_Instruction:_
For the copy, please give all of the data again exactly and leave the pictures out.

_Source data:_
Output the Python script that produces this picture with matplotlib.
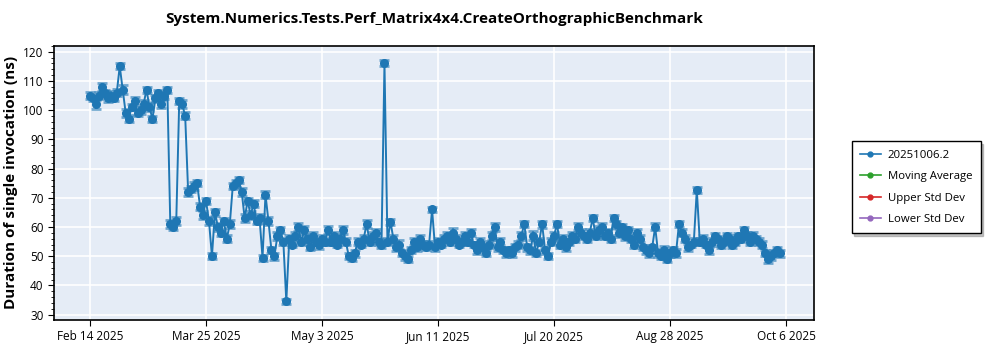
import numpy as np
import matplotlib
matplotlib.use('Agg')
import matplotlib.pyplot as plt
import matplotlib.dates as mdates
from matplotlib.lines import Line2D
from matplotlib.ticker import MultipleLocator

plt.rcParams['font.family'] = ['Open Sans', 'DejaVu Sans']

# one value per day starting Feb 14 2025 (ns)
start_date = '2025-02-14'
values = [
    105, 104, 102, 105, 108, 106, 104, 105, 104, 106, 115, 107,
    99, 97, 101, 103, 99,
    100, 102, 107, 101, 97, 104, 106, 102, 105, 107,
    61, 60, 62,
    103, 102, 98,
    72, 73, 74, 75,
    67, 64, 69, 62, 50,
    65, 60, 58, 62, 56, 61,
    74, 75, 76, 72,
    63, 69, 64, 68, 62, 63,
    49.5,
    71, 62,
    52, 50,
    57, 59, 55,
    34.5,
    56, 54, 57, 60, 55, 59, 56, 53, 57, 55, 54, 56, 55, 59,
    55, 57, 54, 56, 59, 55,
    50, 49.5, 51,
    55, 54, 56, 61, 55, 57, 58, 55, 54,
    116,
    55, 61.8,
    56, 53, 54, 51, 50, 49,
    52, 55, 53, 56, 54, 53,
    54, 66,
    53, 55, 54, 56, 57, 55, 58, 56, 54, 55, 57, 55, 58,
    54, 52, 55, 53, 51, 54, 57, 60, 53, 55, 52,
    51, 52, 51, 53, 54, 57,
    61, 53, 52, 57, 51, 55, 61, 52, 50,
    55, 57, 61, 54, 56, 53, 55,
    57, 56, 60, 58, 57, 56, 58, 63, 57, 59, 60, 57, 58, 56,
    63, 61, 58, 60, 57, 59, 56, 54, 58,
    56, 53, 52,
    51, 53, 60, 51, 50, 52, 49, 51, 52, 51,
    61, 58, 56,
    53,
    54, 55, 72.7,
    55, 56, 54, 52, 55, 57, 56, 54, 55, 57, 56, 54, 55, 57, 56, 59, 57, 55, 57, 56, 55,
    54, 51, 49, 50, 51, 52, 51,
]
errors = [
    1.2, 1.0, 1.5, 1.1, 1.3, 1.0, 1.2, 1.4, 1.0, 1.2, 1.0, 1.5,
    1.3, 1.2, 1.0, 1.4, 1.1,
    1.2, 1.5, 1.0, 1.3, 1.1, 1.2, 1.0, 1.4, 1.2, 1.0,
    1.5, 1.2, 1.3,
    1.0, 1.4, 1.2,
    1.3, 1.1, 1.5, 1.0,
    1.2, 1.4, 1.0, 1.3, 1.0,
    1.1, 1.5, 1.2, 1.0, 1.3, 1.4,
    1.0, 1.2, 1.1, 1.5,
    1.3, 1.0, 1.4, 1.2, 1.1, 1.5,
    1.0,
    1.2, 1.3,
    1.0, 1.2,
    1.4, 1.1, 1.3,
    1.0,
    1.2, 1.0, 1.4, 1.3, 1.1, 1.5, 1.2, 1.0, 1.3, 1.1, 1.4, 1.2, 1.0, 1.5,
    1.1, 1.3, 1.0, 1.2, 1.4, 1.1,
    1.0, 1.2, 1.1,
    1.3, 1.0, 1.2, 1.5, 1.1, 1.3, 1.4, 1.0, 1.2,
    1.0,
    1.2, 1.0,
    1.3, 1.1, 1.4, 1.0, 1.2, 1.1,
    1.0, 1.3, 1.2, 1.4, 1.1, 1.0,
    1.2, 1.0,
    1.1, 1.3, 1.0, 1.2, 1.4, 1.1, 1.5, 1.2, 1.0, 1.3, 1.4, 1.1, 1.2,
    1.0, 1.2, 1.3, 1.1, 1.0, 1.2, 1.4, 1.5, 1.1, 1.3, 1.0,
    1.2, 1.0, 1.1, 1.3, 1.2, 1.4,
    1.0, 1.2, 1.1, 1.5, 1.0, 1.3, 1.2, 1.1, 1.0,
    1.2, 1.3, 1.0, 1.1, 1.4, 1.2, 1.0,
    1.3, 1.1, 1.2, 1.4, 1.0, 1.2, 1.3, 1.0, 1.1, 1.5, 1.2, 1.0, 1.3, 1.1,
    1.0, 1.2, 1.4, 1.1, 1.3, 1.0, 1.2, 1.1, 1.4,
    1.2, 1.0, 1.3,
    1.1, 1.0, 1.2, 1.3, 1.0, 1.4, 1.1, 1.2, 1.0, 1.3,
    1.0, 1.2, 1.1,
    1.3,
    1.0, 1.2, 1.0,
    1.1, 1.3, 1.0, 1.2, 1.4, 1.1, 1.0, 1.3, 1.2, 1.0, 1.4, 1.1, 1.2, 1.0, 1.3, 1.0, 1.2, 1.1, 1.3, 1.0, 1.2,
    1.1, 1.0, 1.2, 1.3, 1.0, 1.2, 1.1,
]

tick_dates = ['2025-02-14', '2025-03-25', '2025-05-03', '2025-06-11',
              '2025-07-20', '2025-08-28', '2025-10-06']
tick_labels = ['Feb 14 2025', 'Mar 25 2025', 'May 3 2025', 'Jun 11 2025',
               'Jul 20 2025', 'Aug 28 2025', 'Oct 6 2025']
legend_labels = ['20251006.2', 'Moving Average', 'Upper Std Dev', 'Lower Std Dev']
legend_colors = ['#1f77b4', '#2ca02c', '#d62728', '#9467bd']

title = 'System.Numerics.Tests.Perf_Matrix4x4.CreateOrthographicBenchmark'

dates = np.datetime64(start_date) + np.arange(len(values)).astype('timedelta64[D]')

fig = plt.figure(figsize=(10, 3.5), dpi=100)
ax = fig.add_axes([0.054, 0.086, 0.76, 0.783])
ax.set_facecolor('#e5ecf6')

ax.errorbar(dates, values, yerr=errors, fmt='none', ecolor='#1f77b4',
            alpha=0.6, capsize=3.5, elinewidth=1.5, capthick=2, zorder=2)
ax.plot(dates, values, '-', color='#1f77b4', lw=1.4, marker='o', ms=5.5,
        zorder=3)

ax.set_xticks([mdates.datestr2num(d) for d in tick_dates])
ax.set_xticklabels(tick_labels, fontsize=8.5)
ax.set_xlim(mdates.datestr2num(start_date) - 12.1,
            mdates.datestr2num(start_date) + 243.4)
ax.set_ylim(28.2, 122)
ax.yaxis.set_major_locator(MultipleLocator(10))
ax.yaxis.set_minor_locator(MultipleLocator(2))
ax.tick_params(axis='y', labelsize=8.5)
ax.tick_params(axis='both', which='major', length=4)
ax.tick_params(axis='y', which='minor', length=2)
ax.grid(True, which='major', color='white', lw=1.2)
ax.set_axisbelow(True)
for s in ax.spines.values():
    s.set_color('black')
    s.set_linewidth(1.2)

fig.text(0.434, 0.945, title, ha='center', va='center', fontsize=11,
         fontweight='bold')
ax.set_ylabel('Duration of single invocation (ns)', fontsize=11,
              fontweight='bold', labelpad=4)

handles = [Line2D([0], [0], color=c, marker='o', ms=3.5, lw=1.2)
           for c in legend_colors]
leg = fig.legend(handles, legend_labels, loc='upper left',
                 bbox_to_anchor=(0.846, 0.612), fontsize=8.2,
                 fancybox=False, shadow={'color': '#888888'}, edgecolor='black',
                 handlelength=1.8, borderpad=0.75, labelspacing=0.9,
                 handletextpad=0.6)
leg.get_frame().set_linewidth(1.0)

fig.savefig('out.png', dpi=100)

_Answer in full:_
Output the Python script that produces this picture with matplotlib.
import numpy as np
import matplotlib
matplotlib.use('Agg')
import matplotlib.pyplot as plt
import matplotlib.dates as mdates
from matplotlib.lines import Line2D
from matplotlib.ticker import MultipleLocator

plt.rcParams['font.family'] = ['Open Sans', 'DejaVu Sans']

# one value per day starting Feb 14 2025 (ns)
start_date = '2025-02-14'
values = [
    105, 104, 102, 105, 108, 106, 104, 105, 104, 106, 115, 107,
    99, 97, 101, 103, 99,
    100, 102, 107, 101, 97, 104, 106, 102, 105, 107,
    61, 60, 62,
    103, 102, 98,
    72, 73, 74, 75,
    67, 64, 69, 62, 50,
    65, 60, 58, 62, 56, 61,
    74, 75, 76, 72,
    63, 69, 64, 68, 62, 63,
    49.5,
    71, 62,
    52, 50,
    57, 59, 55,
    34.5,
    56, 54, 57, 60, 55, 59, 56, 53, 57, 55, 54, 56, 55, 59,
    55, 57, 54, 56, 59, 55,
    50, 49.5, 51,
    55, 54, 56, 61, 55, 57, 58, 55, 54,
    116,
    55, 61.8,
    56, 53, 54, 51, 50, 49,
    52, 55, 53, 56, 54, 53,
    54, 66,
    53, 55, 54, 56, 57, 55, 58, 56, 54, 55, 57, 55, 58,
    54, 52, 55, 53, 51, 54, 57, 60, 53, 55, 52,
    51, 52, 51, 53, 54, 57,
    61, 53, 52, 57, 51, 55, 61, 52, 50,
    55, 57, 61, 54, 56, 53, 55,
    57, 56, 60, 58, 57, 56, 58, 63, 57, 59, 60, 57, 58, 56,
    63, 61, 58, 60, 57, 59, 56, 54, 58,
    56, 53, 52,
    51, 53, 60, 51, 50, 52, 49, 51, 52, 51,
    61, 58, 56,
    53,
    54, 55, 72.7,
    55, 56, 54, 52, 55, 57, 56, 54, 55, 57, 56, 54, 55, 57, 56, 59, 57, 55, 57, 56, 55,
    54, 51, 49, 50, 51, 52, 51,
]
errors = [
    1.2, 1.0, 1.5, 1.1, 1.3, 1.0, 1.2, 1.4, 1.0, 1.2, 1.0, 1.5,
    1.3, 1.2, 1.0, 1.4, 1.1,
    1.2, 1.5, 1.0, 1.3, 1.1, 1.2, 1.0, 1.4, 1.2, 1.0,
    1.5, 1.2, 1.3,
    1.0, 1.4, 1.2,
    1.3, 1.1, 1.5, 1.0,
    1.2, 1.4, 1.0, 1.3, 1.0,
    1.1, 1.5, 1.2, 1.0, 1.3, 1.4,
    1.0, 1.2, 1.1, 1.5,
    1.3, 1.0, 1.4, 1.2, 1.1, 1.5,
    1.0,
    1.2, 1.3,
    1.0, 1.2,
    1.4, 1.1, 1.3,
    1.0,
    1.2, 1.0, 1.4, 1.3, 1.1, 1.5, 1.2, 1.0, 1.3, 1.1, 1.4, 1.2, 1.0, 1.5,
    1.1, 1.3, 1.0, 1.2, 1.4, 1.1,
    1.0, 1.2, 1.1,
    1.3, 1.0, 1.2, 1.5, 1.1, 1.3, 1.4, 1.0, 1.2,
    1.0,
    1.2, 1.0,
    1.3, 1.1, 1.4, 1.0, 1.2, 1.1,
    1.0, 1.3, 1.2, 1.4, 1.1, 1.0,
    1.2, 1.0,
    1.1, 1.3, 1.0, 1.2, 1.4, 1.1, 1.5, 1.2, 1.0, 1.3, 1.4, 1.1, 1.2,
    1.0, 1.2, 1.3, 1.1, 1.0, 1.2, 1.4, 1.5, 1.1, 1.3, 1.0,
    1.2, 1.0, 1.1, 1.3, 1.2, 1.4,
    1.0, 1.2, 1.1, 1.5, 1.0, 1.3, 1.2, 1.1, 1.0,
    1.2, 1.3, 1.0, 1.1, 1.4, 1.2, 1.0,
    1.3, 1.1, 1.2, 1.4, 1.0, 1.2, 1.3, 1.0, 1.1, 1.5, 1.2, 1.0, 1.3, 1.1,
    1.0, 1.2, 1.4, 1.1, 1.3, 1.0, 1.2, 1.1, 1.4,
    1.2, 1.0, 1.3,
    1.1, 1.0, 1.2, 1.3, 1.0, 1.4, 1.1, 1.2, 1.0, 1.3,
    1.0, 1.2, 1.1,
    1.3,
    1.0, 1.2, 1.0,
    1.1, 1.3, 1.0, 1.2, 1.4, 1.1, 1.0, 1.3, 1.2, 1.0, 1.4, 1.1, 1.2, 1.0, 1.3, 1.0, 1.2, 1.1, 1.3, 1.0, 1.2,
    1.1, 1.0, 1.2, 1.3, 1.0, 1.2, 1.1,
]

tick_dates = ['2025-02-14', '2025-03-25', '2025-05-03', '2025-06-11',
              '2025-07-20', '2025-08-28', '2025-10-06']
tick_labels = ['Feb 14 2025', 'Mar 25 2025', 'May 3 2025', 'Jun 11 2025',
               'Jul 20 2025', 'Aug 28 2025', 'Oct 6 2025']
legend_labels = ['20251006.2', 'Moving Average', 'Upper Std Dev', 'Lower Std Dev']
legend_colors = ['#1f77b4', '#2ca02c', '#d62728', '#9467bd']

title = 'System.Numerics.Tests.Perf_Matrix4x4.CreateOrthographicBenchmark'

dates = np.datetime64(start_date) + np.arange(len(values)).astype('timedelta64[D]')

fig = plt.figure(figsize=(10, 3.5), dpi=100)
ax = fig.add_axes([0.054, 0.086, 0.76, 0.783])
ax.set_facecolor('#e5ecf6')

ax.errorbar(dates, values, yerr=errors, fmt='none', ecolor='#1f77b4',
            alpha=0.6, capsize=3.5, elinewidth=1.5, capthick=2, zorder=2)
ax.plot(dates, values, '-', color='#1f77b4', lw=1.4, marker='o', ms=5.5,
        zorder=3)

ax.set_xticks([mdates.datestr2num(d) for d in tick_dates])
ax.set_xticklabels(tick_labels, fontsize=8.5)
ax.set_xlim(mdates.datestr2num(start_date) - 12.1,
            mdates.datestr2num(start_date) + 243.4)
ax.set_ylim(28.2, 122)
ax.yaxis.set_major_locator(MultipleLocator(10))
ax.yaxis.set_minor_locator(MultipleLocator(2))
ax.tick_params(axis='y', labelsize=8.5)
ax.tick_params(axis='both', which='major', length=4)
ax.tick_params(axis='y', which='minor', length=2)
ax.grid(True, which='major', color='white', lw=1.2)
ax.set_axisbelow(True)
for s in ax.spines.values():
    s.set_color('black')
    s.set_linewidth(1.2)

fig.text(0.434, 0.945, title, ha='center', va='center', fontsize=11,
         fontweight='bold')
ax.set_ylabel('Duration of single invocation (ns)', fontsize=11,
              fontweight='bold', labelpad=4)

handles = [Line2D([0], [0], color=c, marker='o', ms=3.5, lw=1.2)
           for c in legend_colors]
leg = fig.legend(handles, legend_labels, loc='upper left',
                 bbox_to_anchor=(0.846, 0.612), fontsize=8.2,
                 fancybox=False, shadow={'color': '#888888'}, edgecolor='black',
                 handlelength=1.8, borderpad=0.75, labelspacing=0.9,
                 handletextpad=0.6)
leg.get_frame().set_linewidth(1.0)

fig.savefig('out.png', dpi=100)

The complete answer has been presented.